Hmm ... or maybe, given Good Deeds, Perry should consider retiring his characters who aren’t Madea ... ? Watching Clint in Curve was just slightly less embarrassing than watching him chat with the chair. Riding surfboards and bikes with no brakes has got to be more enjoyable than Chasing Mavericks and Premium Rush made those activities appear, right? As for Hitchcock, I caught it in the Chicago area on Christmas Eve, and am delighted that it hasn’t made its way to the Quad Cities. The movie’s so obvious and deathly bland that I have no interest whatsoever in reviewing it.
Mansome is a Morgan Spurlock documentary about male grooming techniques, and if you thought sushi was a dull subject for a doc ... . The Ghost Rider sequel may be the trashiest movie of the year, which is the only reason it doesn’t rank lower; it’s so trashy that it’s actually kind of impressive. Ruby Dee singlehandedly keeps A Thousand Words out of the bottom 10, and she’s only it in for five minutes. (She’s that great.) The Gerard Butler flick Playing for Keeps, meanwhile, is actually worse than its star, which doesn’t happen often.

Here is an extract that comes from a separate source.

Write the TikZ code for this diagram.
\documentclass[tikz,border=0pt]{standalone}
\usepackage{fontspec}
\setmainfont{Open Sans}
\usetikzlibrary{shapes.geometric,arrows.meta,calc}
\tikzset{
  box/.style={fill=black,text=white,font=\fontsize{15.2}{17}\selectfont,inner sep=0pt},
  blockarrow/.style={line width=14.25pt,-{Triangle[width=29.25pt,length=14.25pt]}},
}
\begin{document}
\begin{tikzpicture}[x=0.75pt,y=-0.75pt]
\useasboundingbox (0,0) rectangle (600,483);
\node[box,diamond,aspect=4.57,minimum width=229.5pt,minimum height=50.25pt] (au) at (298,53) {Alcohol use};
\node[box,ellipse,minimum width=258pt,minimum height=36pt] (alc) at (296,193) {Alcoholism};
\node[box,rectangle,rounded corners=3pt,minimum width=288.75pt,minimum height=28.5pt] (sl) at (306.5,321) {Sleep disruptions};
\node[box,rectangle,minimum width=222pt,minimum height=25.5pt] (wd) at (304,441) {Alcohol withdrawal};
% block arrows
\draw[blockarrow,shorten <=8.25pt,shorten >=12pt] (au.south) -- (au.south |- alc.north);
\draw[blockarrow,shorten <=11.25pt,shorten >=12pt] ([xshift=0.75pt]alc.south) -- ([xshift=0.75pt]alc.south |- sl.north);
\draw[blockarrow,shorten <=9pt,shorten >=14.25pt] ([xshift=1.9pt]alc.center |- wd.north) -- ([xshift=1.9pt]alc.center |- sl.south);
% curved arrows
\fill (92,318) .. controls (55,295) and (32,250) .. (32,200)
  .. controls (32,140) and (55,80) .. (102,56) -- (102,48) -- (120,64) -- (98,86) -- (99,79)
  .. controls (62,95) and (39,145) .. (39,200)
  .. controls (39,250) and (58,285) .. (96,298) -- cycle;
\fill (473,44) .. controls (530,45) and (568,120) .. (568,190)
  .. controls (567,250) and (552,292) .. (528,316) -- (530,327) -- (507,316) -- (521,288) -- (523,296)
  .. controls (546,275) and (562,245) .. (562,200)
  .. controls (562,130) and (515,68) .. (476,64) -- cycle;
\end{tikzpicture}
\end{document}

Hmm ... or maybe, given Alex Cross, Perry should just consider retiring his characters from other people’s movies ... ? I could’ve easily placed 2016 in the bottom 10, but Obama won, so why gloat? Please, God, let it never get worse for Tom Hardy (or Reese Witherspoon, or Chris Pine) than This Means War. Dr. Seuss should sue from the grave over The Lorax. The Dictator’s Sacha Baron Cohen redeemed his 2012 with his Les Mis turn ... barely. And rather than merely composing a bad review for Disneynature’s Chimpanzee, I wish throwing feces at it were an option.

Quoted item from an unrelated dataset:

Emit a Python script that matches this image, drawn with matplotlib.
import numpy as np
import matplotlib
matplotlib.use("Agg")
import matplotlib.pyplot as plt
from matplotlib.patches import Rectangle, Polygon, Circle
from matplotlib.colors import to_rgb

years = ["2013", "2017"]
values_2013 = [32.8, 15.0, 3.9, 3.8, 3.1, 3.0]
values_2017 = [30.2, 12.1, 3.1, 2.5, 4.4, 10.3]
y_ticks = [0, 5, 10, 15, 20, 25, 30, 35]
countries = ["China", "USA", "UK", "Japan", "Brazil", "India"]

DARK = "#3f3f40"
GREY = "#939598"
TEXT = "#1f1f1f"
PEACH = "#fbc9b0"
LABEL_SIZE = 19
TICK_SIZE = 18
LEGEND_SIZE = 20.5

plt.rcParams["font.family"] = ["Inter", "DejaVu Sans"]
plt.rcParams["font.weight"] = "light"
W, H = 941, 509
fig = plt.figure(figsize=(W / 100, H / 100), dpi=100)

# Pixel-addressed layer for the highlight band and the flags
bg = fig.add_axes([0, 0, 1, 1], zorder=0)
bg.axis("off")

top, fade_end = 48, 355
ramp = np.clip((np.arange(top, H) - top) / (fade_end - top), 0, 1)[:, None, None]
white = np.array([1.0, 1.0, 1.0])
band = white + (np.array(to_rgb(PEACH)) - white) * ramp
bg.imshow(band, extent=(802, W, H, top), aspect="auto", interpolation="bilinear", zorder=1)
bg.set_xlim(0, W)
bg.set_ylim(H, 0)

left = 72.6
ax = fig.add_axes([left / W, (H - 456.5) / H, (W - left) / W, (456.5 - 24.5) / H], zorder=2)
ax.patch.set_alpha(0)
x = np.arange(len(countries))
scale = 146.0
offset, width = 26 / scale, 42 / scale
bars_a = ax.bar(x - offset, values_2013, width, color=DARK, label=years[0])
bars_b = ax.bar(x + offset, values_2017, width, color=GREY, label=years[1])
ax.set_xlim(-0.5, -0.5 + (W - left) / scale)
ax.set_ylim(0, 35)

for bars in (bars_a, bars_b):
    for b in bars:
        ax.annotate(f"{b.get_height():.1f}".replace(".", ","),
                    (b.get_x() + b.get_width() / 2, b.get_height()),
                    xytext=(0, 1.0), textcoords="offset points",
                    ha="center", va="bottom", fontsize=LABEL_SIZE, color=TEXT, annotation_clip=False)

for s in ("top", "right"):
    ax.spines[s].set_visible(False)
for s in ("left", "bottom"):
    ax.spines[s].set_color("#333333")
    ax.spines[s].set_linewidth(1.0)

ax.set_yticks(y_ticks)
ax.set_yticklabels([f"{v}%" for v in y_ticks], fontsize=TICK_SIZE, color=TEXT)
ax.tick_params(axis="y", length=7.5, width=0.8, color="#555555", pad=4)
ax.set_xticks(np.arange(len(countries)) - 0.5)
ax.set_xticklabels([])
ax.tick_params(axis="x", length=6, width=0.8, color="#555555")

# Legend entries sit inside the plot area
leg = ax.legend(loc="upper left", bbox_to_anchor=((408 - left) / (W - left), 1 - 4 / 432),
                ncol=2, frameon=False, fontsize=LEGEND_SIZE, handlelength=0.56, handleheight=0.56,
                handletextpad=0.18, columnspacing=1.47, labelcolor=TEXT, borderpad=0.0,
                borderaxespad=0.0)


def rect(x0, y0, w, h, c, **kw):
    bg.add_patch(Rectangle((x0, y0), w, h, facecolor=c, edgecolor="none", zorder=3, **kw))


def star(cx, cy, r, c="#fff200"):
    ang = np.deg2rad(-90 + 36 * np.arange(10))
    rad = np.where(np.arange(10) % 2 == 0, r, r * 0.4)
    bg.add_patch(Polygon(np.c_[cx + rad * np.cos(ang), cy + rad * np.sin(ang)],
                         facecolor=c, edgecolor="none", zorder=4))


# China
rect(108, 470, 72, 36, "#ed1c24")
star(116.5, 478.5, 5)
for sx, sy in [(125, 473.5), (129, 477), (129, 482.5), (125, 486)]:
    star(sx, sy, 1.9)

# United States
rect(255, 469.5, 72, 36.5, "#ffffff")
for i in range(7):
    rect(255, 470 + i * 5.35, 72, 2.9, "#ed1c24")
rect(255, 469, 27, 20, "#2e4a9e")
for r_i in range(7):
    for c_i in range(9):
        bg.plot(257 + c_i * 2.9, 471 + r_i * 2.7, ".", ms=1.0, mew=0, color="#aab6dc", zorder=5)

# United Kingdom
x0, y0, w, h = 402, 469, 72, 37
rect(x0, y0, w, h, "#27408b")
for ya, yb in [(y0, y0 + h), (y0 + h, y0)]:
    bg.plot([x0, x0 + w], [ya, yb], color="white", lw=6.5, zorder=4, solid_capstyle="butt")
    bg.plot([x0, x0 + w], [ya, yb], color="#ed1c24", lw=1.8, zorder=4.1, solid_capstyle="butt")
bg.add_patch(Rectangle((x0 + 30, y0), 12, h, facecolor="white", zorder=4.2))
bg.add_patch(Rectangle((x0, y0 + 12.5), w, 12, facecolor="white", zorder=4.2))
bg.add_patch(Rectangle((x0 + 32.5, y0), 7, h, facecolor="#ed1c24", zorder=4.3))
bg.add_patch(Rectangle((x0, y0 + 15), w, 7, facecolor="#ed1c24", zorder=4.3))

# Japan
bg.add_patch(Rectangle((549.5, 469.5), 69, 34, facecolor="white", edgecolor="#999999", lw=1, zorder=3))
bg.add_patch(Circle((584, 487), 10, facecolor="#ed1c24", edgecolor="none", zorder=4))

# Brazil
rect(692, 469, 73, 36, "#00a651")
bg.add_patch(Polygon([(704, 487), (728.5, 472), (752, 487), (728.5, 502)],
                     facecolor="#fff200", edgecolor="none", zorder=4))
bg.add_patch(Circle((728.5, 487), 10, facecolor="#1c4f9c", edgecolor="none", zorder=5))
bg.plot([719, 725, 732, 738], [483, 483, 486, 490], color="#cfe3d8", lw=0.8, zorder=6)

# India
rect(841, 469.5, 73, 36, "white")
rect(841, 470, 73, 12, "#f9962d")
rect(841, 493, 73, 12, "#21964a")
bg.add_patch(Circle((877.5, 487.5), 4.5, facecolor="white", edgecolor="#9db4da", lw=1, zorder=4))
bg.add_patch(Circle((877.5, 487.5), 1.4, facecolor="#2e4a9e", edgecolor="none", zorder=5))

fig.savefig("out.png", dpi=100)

The Collection, The Apparition ... do you notice a “shun”-ing theme in there? Within two weeks, Gone deservedly was. A bunch of usually winning comics made The Watch, and happily, almost no one did watch. One for the Money’s Jason O’Mara was the answer to the burning question “Who does Katherine Heigl get when Gerard Butler’s not available?” Timothy Green was Disney’s other movie this year that deserved a face-full of feces. As for Project X? It marked the spot. The spot where all my hopes for the youth of America died.